§ **WHAT YOU ARE ASKED TO DO**: In the entries below, count the lines holding "this". Reply with the number only.

§ **DATA LINES**:
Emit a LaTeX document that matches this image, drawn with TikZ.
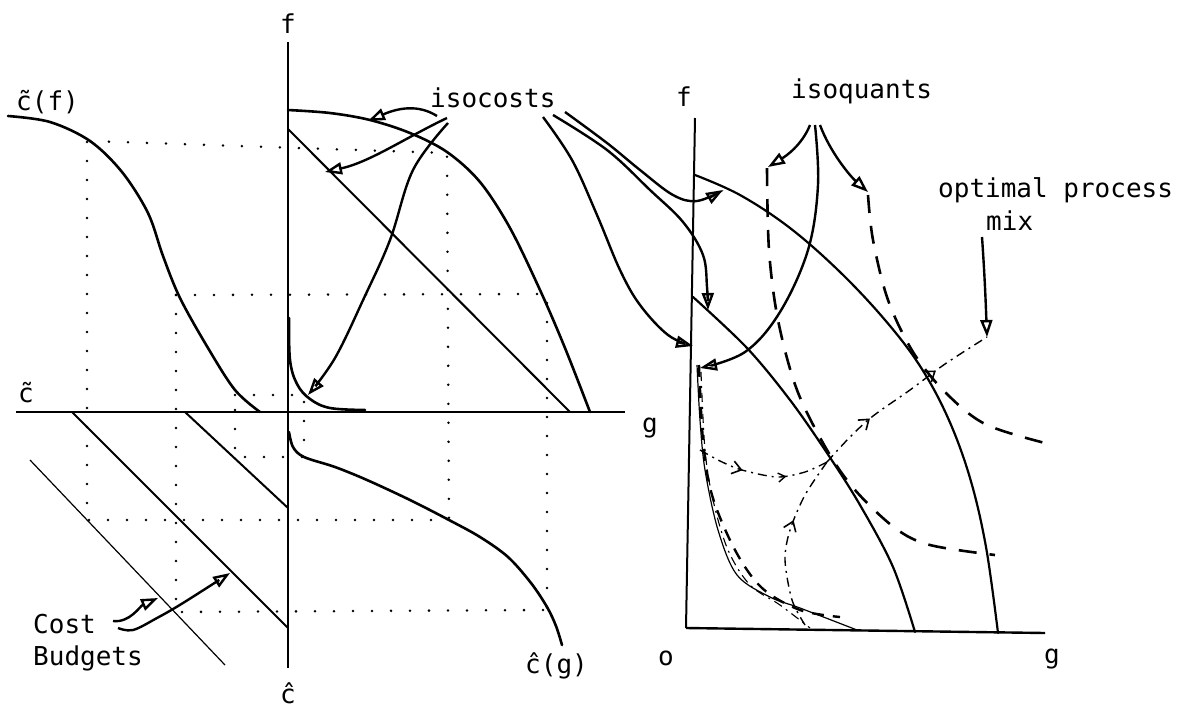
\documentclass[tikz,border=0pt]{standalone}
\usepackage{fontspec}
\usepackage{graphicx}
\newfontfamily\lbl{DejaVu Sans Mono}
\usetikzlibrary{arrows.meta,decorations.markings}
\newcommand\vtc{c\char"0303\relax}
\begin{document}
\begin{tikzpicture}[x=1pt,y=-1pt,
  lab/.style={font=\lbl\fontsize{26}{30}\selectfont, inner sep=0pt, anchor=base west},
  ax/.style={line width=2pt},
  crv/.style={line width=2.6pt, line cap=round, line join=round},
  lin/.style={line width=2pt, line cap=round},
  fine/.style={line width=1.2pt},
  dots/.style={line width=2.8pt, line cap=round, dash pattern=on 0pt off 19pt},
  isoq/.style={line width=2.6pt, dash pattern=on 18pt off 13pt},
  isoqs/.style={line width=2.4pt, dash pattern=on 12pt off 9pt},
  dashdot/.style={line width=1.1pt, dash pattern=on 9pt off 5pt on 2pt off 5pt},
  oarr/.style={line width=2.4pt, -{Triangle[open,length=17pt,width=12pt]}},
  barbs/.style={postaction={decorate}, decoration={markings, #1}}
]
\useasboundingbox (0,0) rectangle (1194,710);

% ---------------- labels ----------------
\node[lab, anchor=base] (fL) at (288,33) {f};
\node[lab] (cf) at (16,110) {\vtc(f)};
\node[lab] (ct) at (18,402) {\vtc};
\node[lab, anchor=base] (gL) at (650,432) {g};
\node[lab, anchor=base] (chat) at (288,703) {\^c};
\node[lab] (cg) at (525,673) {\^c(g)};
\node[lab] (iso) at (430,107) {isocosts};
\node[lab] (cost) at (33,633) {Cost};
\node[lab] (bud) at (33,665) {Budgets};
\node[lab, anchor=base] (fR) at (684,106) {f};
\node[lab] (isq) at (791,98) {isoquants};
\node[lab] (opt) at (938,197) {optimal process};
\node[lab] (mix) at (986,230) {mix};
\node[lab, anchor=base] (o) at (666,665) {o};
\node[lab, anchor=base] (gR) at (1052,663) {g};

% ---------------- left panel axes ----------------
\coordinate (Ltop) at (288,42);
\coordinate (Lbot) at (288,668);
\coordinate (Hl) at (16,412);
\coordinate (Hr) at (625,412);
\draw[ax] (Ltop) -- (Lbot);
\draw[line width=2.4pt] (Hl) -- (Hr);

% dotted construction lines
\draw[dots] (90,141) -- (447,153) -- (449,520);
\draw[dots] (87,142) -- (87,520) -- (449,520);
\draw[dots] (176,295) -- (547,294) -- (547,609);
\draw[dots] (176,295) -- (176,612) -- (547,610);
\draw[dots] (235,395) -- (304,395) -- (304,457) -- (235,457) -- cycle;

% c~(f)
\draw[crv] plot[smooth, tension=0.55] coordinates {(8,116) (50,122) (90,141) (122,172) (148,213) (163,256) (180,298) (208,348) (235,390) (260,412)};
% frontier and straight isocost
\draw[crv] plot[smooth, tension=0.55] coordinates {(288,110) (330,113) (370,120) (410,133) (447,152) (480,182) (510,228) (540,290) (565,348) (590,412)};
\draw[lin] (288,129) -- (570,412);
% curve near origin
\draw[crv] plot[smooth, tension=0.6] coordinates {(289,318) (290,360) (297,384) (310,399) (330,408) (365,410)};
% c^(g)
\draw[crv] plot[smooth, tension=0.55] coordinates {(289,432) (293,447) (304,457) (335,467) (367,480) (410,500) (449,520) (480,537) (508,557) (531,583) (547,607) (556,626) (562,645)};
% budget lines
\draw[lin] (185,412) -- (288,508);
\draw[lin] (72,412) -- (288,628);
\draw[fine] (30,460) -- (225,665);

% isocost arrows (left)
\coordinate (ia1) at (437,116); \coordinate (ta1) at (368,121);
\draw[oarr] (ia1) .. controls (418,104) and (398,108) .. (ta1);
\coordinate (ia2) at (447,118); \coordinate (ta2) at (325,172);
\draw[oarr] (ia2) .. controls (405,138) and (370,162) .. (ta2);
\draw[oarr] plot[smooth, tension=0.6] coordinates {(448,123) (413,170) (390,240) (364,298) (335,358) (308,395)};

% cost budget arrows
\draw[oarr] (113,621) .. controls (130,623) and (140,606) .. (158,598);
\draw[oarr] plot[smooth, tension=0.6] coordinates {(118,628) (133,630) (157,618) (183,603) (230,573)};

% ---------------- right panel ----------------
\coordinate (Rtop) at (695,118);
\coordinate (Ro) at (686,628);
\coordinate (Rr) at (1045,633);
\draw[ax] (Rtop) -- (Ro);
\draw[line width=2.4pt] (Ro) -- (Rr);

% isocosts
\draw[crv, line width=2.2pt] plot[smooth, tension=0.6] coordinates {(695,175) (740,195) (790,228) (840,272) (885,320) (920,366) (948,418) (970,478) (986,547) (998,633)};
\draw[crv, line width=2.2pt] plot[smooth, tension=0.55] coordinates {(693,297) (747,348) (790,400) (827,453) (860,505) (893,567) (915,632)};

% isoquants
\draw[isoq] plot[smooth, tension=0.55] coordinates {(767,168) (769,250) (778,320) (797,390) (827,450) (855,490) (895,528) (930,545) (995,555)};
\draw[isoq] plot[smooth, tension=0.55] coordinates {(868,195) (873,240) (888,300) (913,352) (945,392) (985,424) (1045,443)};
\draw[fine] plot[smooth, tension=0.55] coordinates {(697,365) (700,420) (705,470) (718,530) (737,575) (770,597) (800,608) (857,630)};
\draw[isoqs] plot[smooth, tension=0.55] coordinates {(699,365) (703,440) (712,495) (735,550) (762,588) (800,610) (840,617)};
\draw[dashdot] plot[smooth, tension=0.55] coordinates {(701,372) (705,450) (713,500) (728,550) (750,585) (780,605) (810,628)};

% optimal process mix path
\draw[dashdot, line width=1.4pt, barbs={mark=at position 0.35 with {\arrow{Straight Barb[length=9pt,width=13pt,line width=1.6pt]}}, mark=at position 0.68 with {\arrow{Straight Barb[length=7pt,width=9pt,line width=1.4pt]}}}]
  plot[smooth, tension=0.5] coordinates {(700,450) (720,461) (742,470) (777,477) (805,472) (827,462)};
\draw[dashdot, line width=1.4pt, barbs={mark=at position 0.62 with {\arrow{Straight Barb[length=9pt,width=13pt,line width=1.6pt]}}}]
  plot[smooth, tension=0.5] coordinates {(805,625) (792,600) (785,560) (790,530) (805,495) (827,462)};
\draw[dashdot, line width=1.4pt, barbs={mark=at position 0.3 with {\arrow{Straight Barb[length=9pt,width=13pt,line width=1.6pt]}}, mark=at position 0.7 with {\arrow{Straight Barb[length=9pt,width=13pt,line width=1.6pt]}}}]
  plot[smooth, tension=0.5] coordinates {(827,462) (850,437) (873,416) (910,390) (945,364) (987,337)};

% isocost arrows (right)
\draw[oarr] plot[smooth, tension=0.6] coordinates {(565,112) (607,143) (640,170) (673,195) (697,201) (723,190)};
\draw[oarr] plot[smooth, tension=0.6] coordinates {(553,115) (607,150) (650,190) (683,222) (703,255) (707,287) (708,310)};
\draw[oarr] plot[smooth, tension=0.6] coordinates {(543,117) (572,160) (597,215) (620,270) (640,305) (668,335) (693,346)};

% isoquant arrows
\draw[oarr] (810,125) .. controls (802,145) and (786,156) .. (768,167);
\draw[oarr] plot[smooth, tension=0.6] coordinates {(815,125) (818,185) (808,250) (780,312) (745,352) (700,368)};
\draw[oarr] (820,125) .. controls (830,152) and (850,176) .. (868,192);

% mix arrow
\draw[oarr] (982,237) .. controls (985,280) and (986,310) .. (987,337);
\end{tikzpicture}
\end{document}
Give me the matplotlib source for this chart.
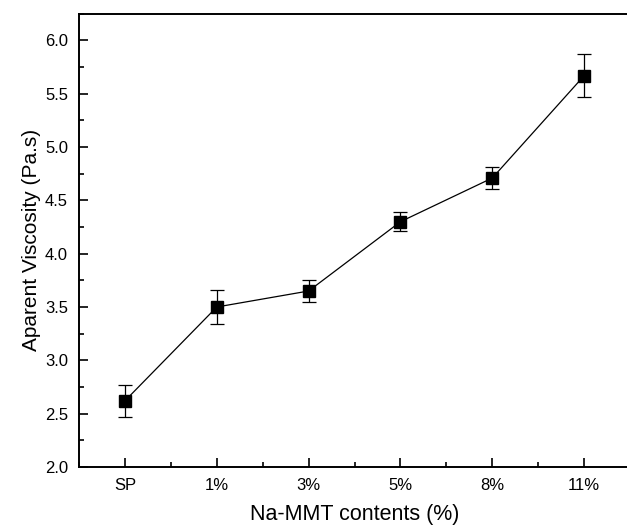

§ **ANSWER TO THE TASK**: 2